Today, in stark contrast, the number of circuit and district court vacancies is climbing, more than doubling from 40 at the beginning of the year to 81 today.
We see the same thing with judicial emergencies, a formal designation assigned by the Administrative Office of U.S. Courts for vacancies where the caseload per judge is so high that it endangers access to justice. Judicial emergencies have skyrocketed from 12 at the beginning of the new congress to 29 as of July 15 of this year*. As the chart below shows, Democrats in the Senate during Bush’s last two years did not allow the number of judicial emergencies to increase in a similar fashion, and in fact the number generally remained steady or decreased during most of those two years.
The American people expect their elected officials to try to solve problems. At the very least, the American people demand their senators to at least show up to work on a regular basis. But Senate Republicans have done neither. Instead, they are setting dubious records for the fewest working days and the fewest judges confirmed. Republicans have denigrated this institution with their obstruction. I hope they will consider the consequences of their inaction over this seven-week vacation.
Courts are the infrastructure of justice, just as important to our constitutional rights as roads and bridges are to transportation. Either in spite of this or because of this, Senate Republicans have abused their position in the majority to stymie President Obama’s efforts to put qualified people on our nation’s federal courts. In so doing, they are weakening the entire third branch of the United States government.

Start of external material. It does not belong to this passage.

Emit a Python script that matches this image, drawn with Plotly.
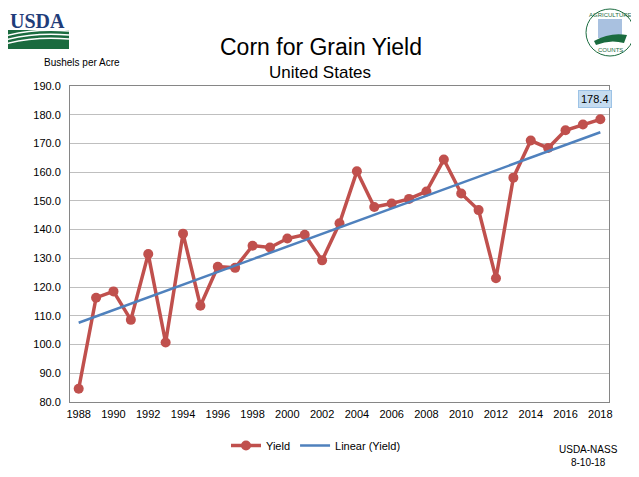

* – Judicial emergencies are based on caseloads, which are weighted to reflect the wide variations in time and resources generally associated with different types of cases. On April 15, the Administrative Office of U.S. Courts list of emergency vacancies began to incorporate a new weighting system adopted a month earlier by the Judicial Conference of the United States. As a result, the number of officially designated judicial emergencies dropped from 34 on April 14 to 28 the next day, a drop that had nothing to do with Senate action.